最近になってEUからの移民が大量に増えたことやそれに関してのメディアや極右派のプロパガンダ的な煽りで庶民の反移民意識が蔓延してきたことは残念なことですが、それでもイギリスに貢献する移民や外国人の労を差別なく称える姿勢は立派です。
エマ・トンプソン
今年、ナイトの女性版であるデイムの爵位を授与された著名人はエマ・トンプソン。
エマ・トンプソンは数々の映画や舞台に出演しているイギリス映画界のベテラン人気女優ですが、カズオ・イシグロの名作「日の名残り」を映画化した作品の主演女優も演じています。
その他にも数々の映画に出演し、アカデミー賞には何度もノミネートされ、『ハワーズ・エンド』でアカデミー主演女優賞を『いつか晴れた日に』でアカデミー脚色賞を受賞しました。
ケニー・ダルグリッシュ
今年ナイトの爵位を授与された著名人にはもとサッカー選手のケニー・ダルグリッシュ(Kenneth Dalglish)も。
スコットランド出身ですが、1970年代から1980年代にかけてセルティックとリバプールで活躍した名選手です。
イングランドとスコットランドの両リーグで100ゴールを挙げた最初の選手となっています。

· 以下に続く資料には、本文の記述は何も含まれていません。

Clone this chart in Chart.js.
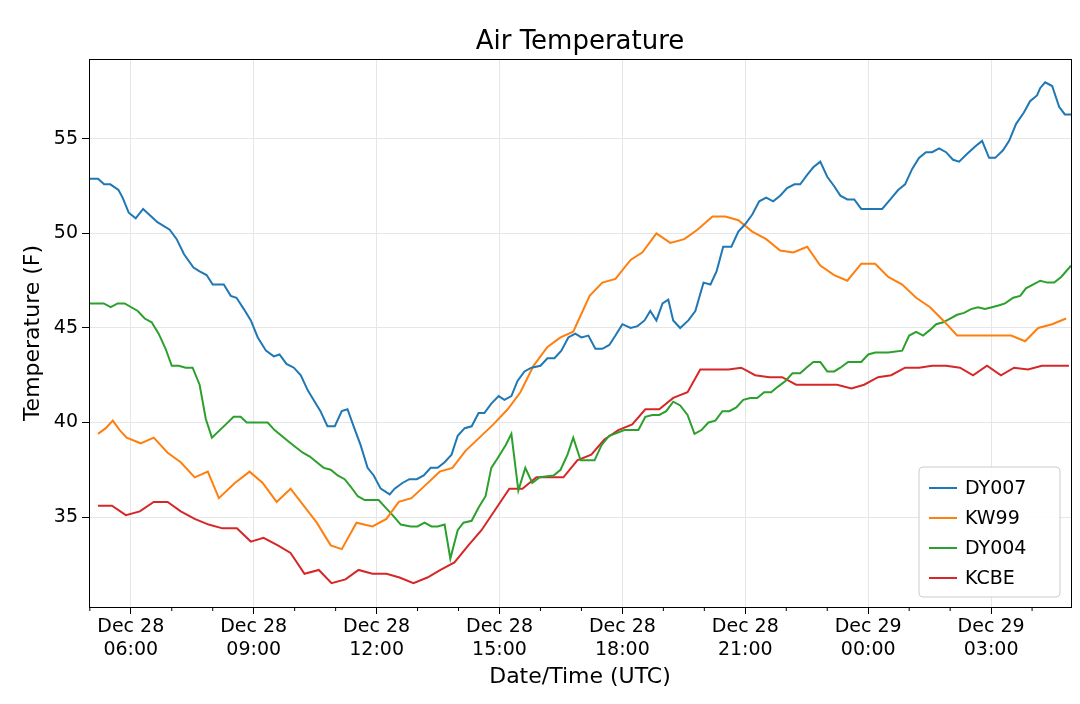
<!DOCTYPE html>
<html><head><meta charset="utf-8">
<script src="https://cdn.jsdelivr.net/npm/chart.js@4"></script>
<style>html,body{margin:0;padding:0;background:#fff}#wrap{width:1080px;height:704px}</style>
</head><body><div id="wrap"><canvas id="c"></canvas></div>
<script>
const seriesNames = ['DY007','KW99','DY004','KCBE'];
const seriesColors = ['#1f77b4','#ff7f0e','#2ca02c','#d62728'];
const xTickHours = [6,9,12,15,18,21,24,27];
const xTickLabels = [['Dec 28','06:00'],['Dec 28','09:00'],['Dec 28','12:00'],['Dec 28','15:00'],['Dec 28','18:00'],['Dec 28','21:00'],['Dec 29','00:00'],['Dec 29','03:00']];
const yTicks = [35,40,45,50,55];

const dy007 = [[5.0,52.9],[5.2,52.9],[5.35,52.6],[5.5,52.6],[5.7,52.3],[5.8,51.9],[5.95,51.1],[6.12,50.8],[6.3,51.3],[6.5,50.9],[6.65,50.6],[6.95,50.2],[7.12,49.7],[7.3,48.9],[7.53,48.2],[7.68,48.0],[7.85,47.8],[8.0,47.3],[8.27,47.3],[8.44,46.7],[8.58,46.6],[8.76,46.0],[8.93,45.4],[9.1,44.5],[9.3,43.8],[9.49,43.5],[9.63,43.6],[9.8,43.1],[9.98,42.9],[10.15,42.5],[10.32,41.7],[10.46,41.2],[10.63,40.6],[10.8,39.8],[10.98,39.8],[11.15,40.6],[11.29,40.7],[11.44,39.8],[11.61,38.8],[11.78,37.6],[11.93,37.2],[12.1,36.5],[12.32,36.2],[12.44,36.5],[12.63,36.8],[12.8,37.0],[12.98,37.0],[13.15,37.2],[13.32,37.6],[13.49,37.6],[13.66,37.9],[13.83,38.3],[13.98,39.3],[14.15,39.7],[14.32,39.8],[14.49,40.5],[14.63,40.5],[14.8,41.0],[14.98,41.4],[15.12,41.2],[15.29,41.4],[15.44,42.2],[15.61,42.7],[15.78,42.9],[16.0,43.0],[16.17,43.4],[16.34,43.4],[16.51,43.8],[16.68,44.5],[16.85,44.7],[17.0,44.5],[17.17,44.6],[17.34,43.9],[17.51,43.9],[17.68,44.1],[17.83,44.6],[18.0,45.2],[18.2,45.0],[18.37,45.1],[18.54,45.4],[18.68,45.9],[18.83,45.4],[18.98,46.3],[19.12,46.5],[19.24,45.4],[19.41,45.0],[19.61,45.4],[19.78,45.9],[19.98,47.4],[20.15,47.3],[20.3,48.0],[20.46,49.3],[20.66,49.3],[20.83,50.1],[21.0,50.5],[21.17,51.0],[21.34,51.7],[21.51,51.9],[21.68,51.7],[21.85,52.0],[22.02,52.4],[22.2,52.6],[22.34,52.6],[22.51,53.1],[22.66,53.5],[22.83,53.8],[23.0,53.0],[23.17,52.5],[23.32,52.0],[23.49,51.8],[23.66,51.8],[23.83,51.3],[24.0,51.3],[24.2,51.3],[24.34,51.3],[24.54,51.8],[24.73,52.3],[24.9,52.6],[25.07,53.4],[25.24,54.0],[25.41,54.3],[25.56,54.3],[25.73,54.5],[25.9,54.3],[26.07,53.9],[26.22,53.8],[26.41,54.2],[26.61,54.6],[26.78,54.9],[26.95,54.0],[27.1,54.0],[27.29,54.4],[27.44,54.9],[27.61,55.8],[27.8,56.4],[27.95,57.0],[28.12,57.3],[28.2,57.7],[28.32,58.0],[28.49,57.8],[28.66,56.7],[28.8,56.3],[28.95,56.3]];
const kw99 = [[5.2,39.4],[5.39,39.7],[5.56,40.1],[5.73,39.6],[5.9,39.2],[6.24,38.9],[6.56,39.2],[6.9,38.4],[7.22,37.9],[7.56,37.1],[7.88,37.4],[8.15,36.0],[8.54,36.8],[8.9,37.4],[9.22,36.8],[9.56,35.8],[9.9,36.5],[10.54,34.7],[10.88,33.5],[11.15,33.3],[11.51,34.7],[11.9,34.5],[12.24,34.9],[12.54,35.8],[12.85,36.0],[13.2,36.7],[13.54,37.4],[13.85,37.6],[14.17,38.5],[14.85,39.9],[15.2,40.7],[15.51,41.6],[15.83,43.0],[16.17,44.0],[16.49,44.5],[16.8,44.8],[17.2,46.7],[17.51,47.4],[17.83,47.6],[18.2,48.6],[18.49,49.0],[18.83,50.0],[19.17,49.5],[19.51,49.7],[19.83,50.2],[20.2,50.9],[20.51,50.9],[20.83,50.7],[21.17,50.1],[21.51,49.7],[21.85,49.1],[22.17,49.0],[22.51,49.3],[22.83,48.3],[23.17,47.8],[23.49,47.5],[23.83,48.4],[24.17,48.4],[24.49,47.7],[24.83,47.3],[25.17,46.6],[25.51,46.1],[25.83,45.4],[26.17,44.6],[26.51,44.6],[26.83,44.6],[27.17,44.6],[27.49,44.6],[27.83,44.3],[28.15,45.0],[28.49,45.2],[28.83,45.5]];
const dy004 = [[5.0,46.3],[5.34,46.3],[5.51,46.1],[5.68,46.3],[5.85,46.3],[6.17,45.9],[6.34,45.5],[6.51,45.3],[6.68,44.7],[6.85,43.9],[7.0,43.0],[7.17,43.0],[7.34,42.9],[7.51,42.9],[7.68,42.0],[7.83,40.2],[7.98,39.2],[8.32,39.9],[8.51,40.3],[8.68,40.3],[8.83,40.0],[9.17,40.0],[9.34,40.0],[9.51,39.6],[9.68,39.3],[9.85,39.0],[10.02,38.7],[10.2,38.4],[10.37,38.2],[10.54,37.9],[10.71,37.6],[10.88,37.5],[11.05,37.2],[11.22,37.0],[11.37,36.6],[11.54,36.1],[11.71,35.9],[12.05,35.9],[12.22,35.5],[12.39,35.1],[12.59,34.6],[12.83,34.5],[13.0,34.5],[13.17,34.7],[13.34,34.5],[13.49,34.5],[13.66,34.6],[13.8,32.8],[13.98,34.3],[14.12,34.7],[14.32,34.8],[14.49,35.5],[14.66,36.1],[14.8,37.6],[14.95,38.1],[15.15,38.8],[15.29,39.4],[15.46,36.4],[15.63,37.6],[15.8,36.8],[15.98,37.1],[16.32,37.2],[16.49,37.5],[16.66,38.3],[16.8,39.2],[16.98,38.0],[17.32,38.0],[17.49,38.8],[17.68,39.3],[18.05,39.6],[18.39,39.6],[18.56,40.3],[18.73,40.4],[18.9,40.4],[19.07,40.6],[19.24,41.1],[19.41,40.9],[19.59,40.4],[19.76,39.4],[19.93,39.6],[20.1,40.0],[20.27,40.1],[20.44,40.6],[20.61,40.6],[20.78,40.8],[20.95,41.2],[21.12,41.3],[21.29,41.3],[21.46,41.6],[21.63,41.6],[21.8,41.9],[21.98,42.2],[22.15,42.6],[22.34,42.6],[22.49,42.9],[22.66,43.2],[22.83,43.2],[23.0,42.7],[23.17,42.7],[23.32,42.9],[23.51,43.2],[23.83,43.2],[24.0,43.6],[24.17,43.7],[24.49,43.7],[24.83,43.8],[25.0,44.6],[25.17,44.8],[25.34,44.6],[25.51,44.9],[25.66,45.2],[25.83,45.3],[26.0,45.5],[26.17,45.7],[26.34,45.8],[26.51,46.0],[26.68,46.1],[26.85,46.0],[27.02,46.1],[27.2,46.2],[27.34,46.3],[27.54,46.6],[27.71,46.7],[27.85,47.1],[28.02,47.3],[28.2,47.5],[28.37,47.4],[28.54,47.4],[28.71,47.7],[28.95,48.3]];
const kcbe = [[5.2,35.6],[5.54,35.6],[5.88,35.1],[6.22,35.3],[6.56,35.8],[6.9,35.8],[7.22,35.3],[7.56,34.9],[7.9,34.6],[8.24,34.4],[8.59,34.4],[8.93,33.7],[9.24,33.9],[9.59,33.5],[9.9,33.1],[10.24,32.0],[10.59,32.2],[10.9,31.5],[11.24,31.7],[11.56,32.2],[11.9,32.0],[12.24,32.0],[12.56,31.8],[12.9,31.5],[13.24,31.8],[13.56,32.2],[13.9,32.6],[14.24,33.5],[14.56,34.3],[14.9,35.4],[15.24,36.5],[15.56,36.5],[15.9,37.1],[16.24,37.1],[16.56,37.1],[16.9,38.0],[17.24,38.3],[17.56,39.1],[17.9,39.6],[18.24,39.9],[18.56,40.7],[18.9,40.7],[19.24,41.3],[19.59,41.6],[19.9,42.8],[20.24,42.8],[20.59,42.8],[20.9,42.9],[21.24,42.5],[21.59,42.4],[21.9,42.4],[22.24,42.0],[22.59,42.0],[22.9,42.0],[23.24,42.0],[23.59,41.8],[23.9,42.0],[24.24,42.4],[24.56,42.5],[24.9,42.9],[25.24,42.9],[25.56,43.0],[25.9,43.0],[26.24,42.9],[26.56,42.5],[26.9,43.0],[27.24,42.5],[27.56,42.9],[27.9,42.8],[28.24,43.0],[28.56,43.0],[28.9,43.0]];
const allSeries = [dy007, kw99, dy004, kcbe];

const FONT = 'DejaVu Sans';
const frame = {
  id:'frame',
  afterDraw(ch){
    const {ctx, chartArea:a} = ch;
    ctx.save();
    ctx.strokeStyle='#000'; ctx.lineWidth=1;
    ctx.strokeRect(a.left+0.5,a.top+0.5,a.right-a.left,a.bottom-a.top);
    const xs = ch.scales.x;
    for(let h=5; h<=29; h++){
      if(h%3===0) continue;
      const px = xs.getPixelForValue(h);
      if(px<a.left||px>a.right) continue;
      ctx.beginPath(); ctx.moveTo(px,a.bottom); ctx.lineTo(px,a.bottom+4); ctx.stroke();
    }
    ctx.fillStyle='#000'; ctx.font='26px "'+FONT+'"'; ctx.textAlign='center'; ctx.textBaseline='middle';
    ctx.fillText('Air Temperature',(a.left+a.right)/2,42);
    const bx=919, by=467, bw=141, bh=130;
    ctx.fillStyle='rgba(255,255,255,0.85)';
    ctx.strokeStyle='#ccc';
    ctx.beginPath(); ctx.roundRect(bx,by,bw,bh,4); ctx.fill(); ctx.stroke();
    ctx.font='19px "'+FONT+'"'; ctx.textAlign='left';
    ch.data.datasets.forEach((d,i)=>{
      const y = by+21+i*30;
      ctx.strokeStyle=d.borderColor; ctx.lineWidth=2;
      ctx.beginPath(); ctx.moveTo(bx+10,y); ctx.lineTo(bx+38,y); ctx.stroke();
      ctx.fillStyle='#000'; ctx.fillText(d.label,bx+46,y+1);
    });
    ctx.restore();
  }
};

new Chart(document.getElementById('c'),{
  type:'line',
  data:{datasets: seriesNames.map((n,i)=>({label:n, data: allSeries[i].map(p=>({x:p[0],y:p[1]})), borderColor:seriesColors[i], backgroundColor:seriesColors[i], borderWidth:2, pointRadius:0, tension:0}))},
  options:{
    responsive:true, maintainAspectRatio:false, animation:false,
    layout:{padding:{top:59,right:9,left:20,bottom:14}},
    plugins:{legend:{display:false},title:{display:false},tooltip:{enabled:false}},
    scales:{
      x:{type:'linear',min:4.98,max:28.95,
        afterBuildTicks(s){s.ticks = xTickHours.map(v=>({value:v}));},
        afterFit(s){s.height=83;},
        ticks:{autoSkip:false,maxRotation:0,color:'#000',font:{family:FONT,size:19},padding:2,
          callback(v){const i=xTickHours.indexOf(v); return i>=0?xTickLabels[i]:'';}},
        grid:{color:'#e6e6e6',tickColor:'#000',tickLength:7,drawTicks:true},
        border:{color:'#000'},
        title:{display:true,text:'Date/Time (UTC)',color:'#000',font:{family:FONT,size:22},padding:{top:0,bottom:0}}
      },
      y:{min:30.24,max:59.23,
        afterBuildTicks(s){s.ticks = yTicks.map(v=>({value:v}));},
        afterFit(s){s.width=69;},
        ticks:{color:'#000',font:{family:FONT,size:19},padding:4},
        grid:{color:'#e6e6e6',tickColor:'#000',tickLength:7},
        border:{color:'#000'},
        title:{display:true,text:'Temperature (F)',color:'#000',font:{family:FONT,size:22},padding:{top:0,bottom:0}}
      }
    }
  },
  plugins:[frame]
});
</script></body></html>
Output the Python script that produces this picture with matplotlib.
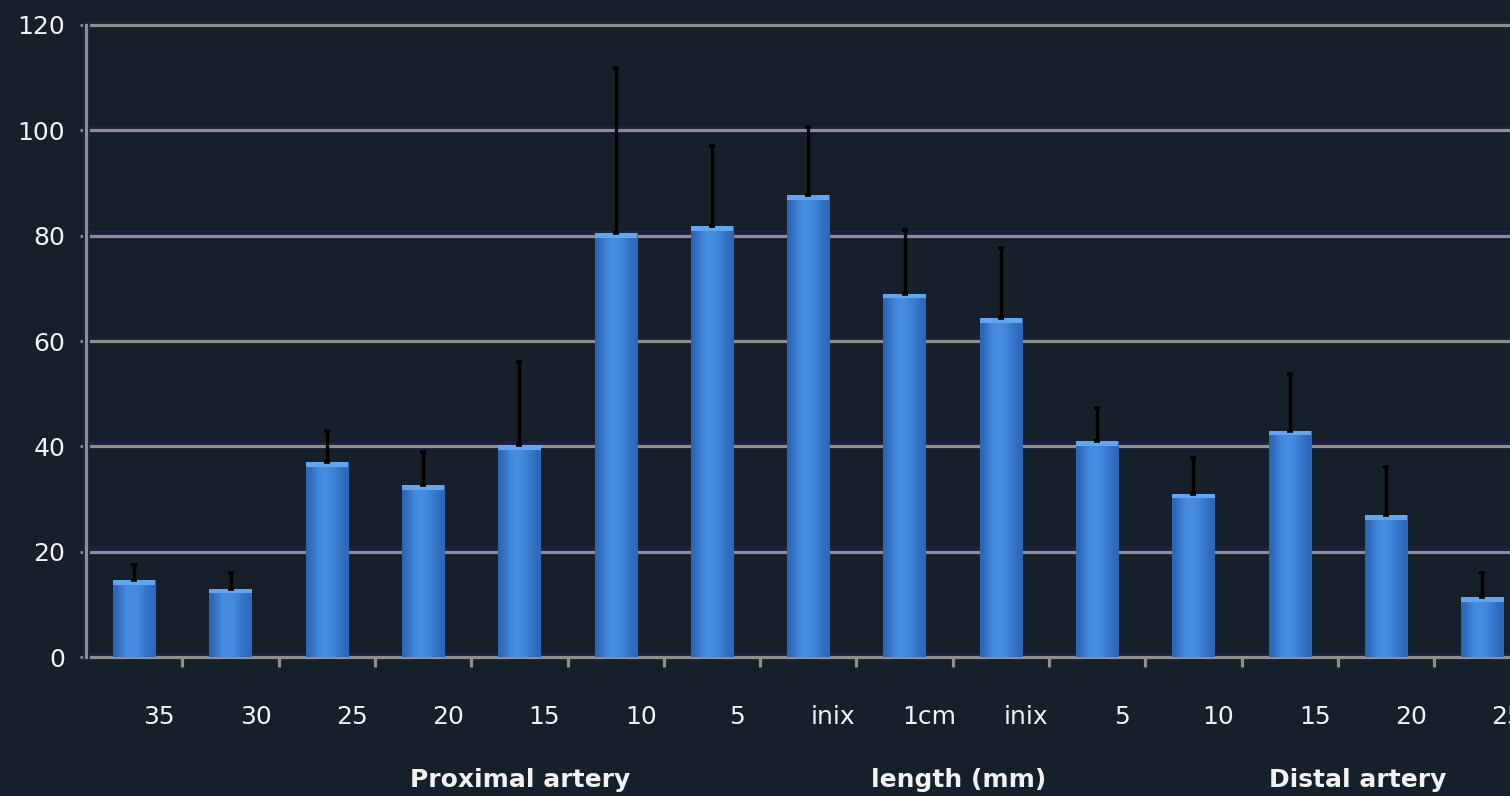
import numpy as np
import matplotlib
matplotlib.use("Agg")
import matplotlib.pyplot as plt
import matplotlib.patheffects as pe
from matplotlib.transforms import blended_transform_factory

# ---- data ----
tick_labels = ["35", "30", "25", "20", "15", "10", "5", "inix", "1cm", "inix",
               "5", "10", "15", "20", "25"]
values = [14.6, 13.0, 37.0, 32.7, 40.2, 80.5, 81.8, 87.7, 69.0, 64.4,
          41.0, 31.0, 43.0, 27.0, 11.4]
err_upper = [2.9, 3.0, 6.0, 6.3, 15.8, 31.3, 15.2, 12.9, 12.0, 13.2,
             6.3, 6.8, 10.7, 9.0, 4.6]
group_labels = ["Proximal artery", "length (mm)", "Distal artery"]
group_centers = [4.51, 9.06, 13.21]
yticks = [0, 20, 40, 60, 80, 100, 120]

BG = "#15202a"
GRID = "#8f8f8c"
TXT = "#f2f2f2"
SHADOW = "#1d2142"

fig = plt.figure(figsize=(15.1, 7.96), dpi=100, facecolor=BG)
ax = fig.add_axes([0.057, 0.1746, 0.9566, 0.794])
ax.set_facecolor(BG)

n = len(values)
x = np.arange(n) + 0.5
ax.set_xlim(0, n)
ax.set_ylim(0, 120)

# gridlines with a dark navy shadow
for yv in yticks:
    ax.axhline(yv, color=GRID, lw=2.2, zorder=1, clip_on=False,
               path_effects=[pe.SimpleLineShadow(offset=(0, 2.5), shadow_color=SHADOW,
                                                 alpha=1.0, rho=1.0),
                             pe.withStroke(linewidth=4.5, foreground=SHADOW),
                             pe.Normal()])

# bars with horizontal gradient
bars = ax.bar(x, values, width=0.44, color="#3a7fd6", zorder=3)
grad = np.array([[0.0, 0.5, 0.85, 1.0, 0.85, 0.6, 0.3, 0.05]])
cmap = matplotlib.colors.LinearSegmentedColormap.from_list("b", ["#2c64b8", "#4890e4"])
for b, v in zip(bars, values):
    x0, w = b.get_x(), b.get_width()
    im = ax.imshow(grad, extent=[x0, x0 + w, 0, v], aspect="auto", cmap=cmap,
                   zorder=3.5, interpolation="bicubic")
    im.set_clip_path(b)
    # light cap at top
    ax.bar(x0 + w / 2, 0.9, width=w, bottom=v - 0.9, color="#62a6f0", zorder=4)

# error bars (upper only)
ax.errorbar(x, values, yerr=[np.zeros(n), err_upper], fmt="none", ecolor="black",
            elinewidth=2.4, capsize=2.5, capthick=2.6, zorder=5)

# spines
for s in ["top", "right", "bottom"]:
    ax.spines[s].set_visible(False)
ax.spines["left"].set_color(GRID)
ax.spines["left"].set_linewidth(2.2)
ax.spines["left"].set_path_effects([pe.withStroke(linewidth=5, foreground=SHADOW), pe.Normal()])

# ticks
ax.set_yticks(yticks)
ax.set_yticklabels([str(v) for v in yticks])
ax.tick_params(axis="y", colors=GRID, labelcolor=TXT, length=4, width=2, pad=11,
               labelsize=18)
ax.set_xticks(np.arange(1, n + 1))
ax.set_xticklabels([])
ax.tick_params(axis="x", colors=GRID, length=7, width=2.3, direction="out")

# category labels, offset to the right of the bars
trans = blended_transform_factory(ax.transData, ax.transAxes)
for xi, lab in zip(x, tick_labels):
    ax.text(xi + 0.26, -0.095, lab, transform=trans, ha="center", va="center",
            color=TXT, fontsize=18, clip_on=False)

for gc, gl in zip(group_centers, group_labels):
    ax.text(gc, -0.195, gl, transform=trans, ha="center", va="center",
            color=TXT, fontsize=18, fontweight="bold", clip_on=False)

fig.savefig("out.png", dpi=100, facecolor=BG)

スコットランド代表としても活躍し、その後、監督として指導しました。
叙勲とは?
今年の叙勲リストには他にもアンソニー・ジョシュア、キーラ・ナイトレイ、トム・ハーディなど著名人が見られ、他にも様々な分野で業績を上げた人、イギリス社会に貢献した人が選ばれています。
全部で1,057人のリストのうち71%はコミュニティに貢献したという理由で選ばれており、全体の49%が女性となっています。
女王の公式誕生日に授与される叙勲は1860年にヴィクトリア女王が開始したものです。このほかにも、毎年はじめに「新年の叙勲」(New Year Honours List)が授与されます。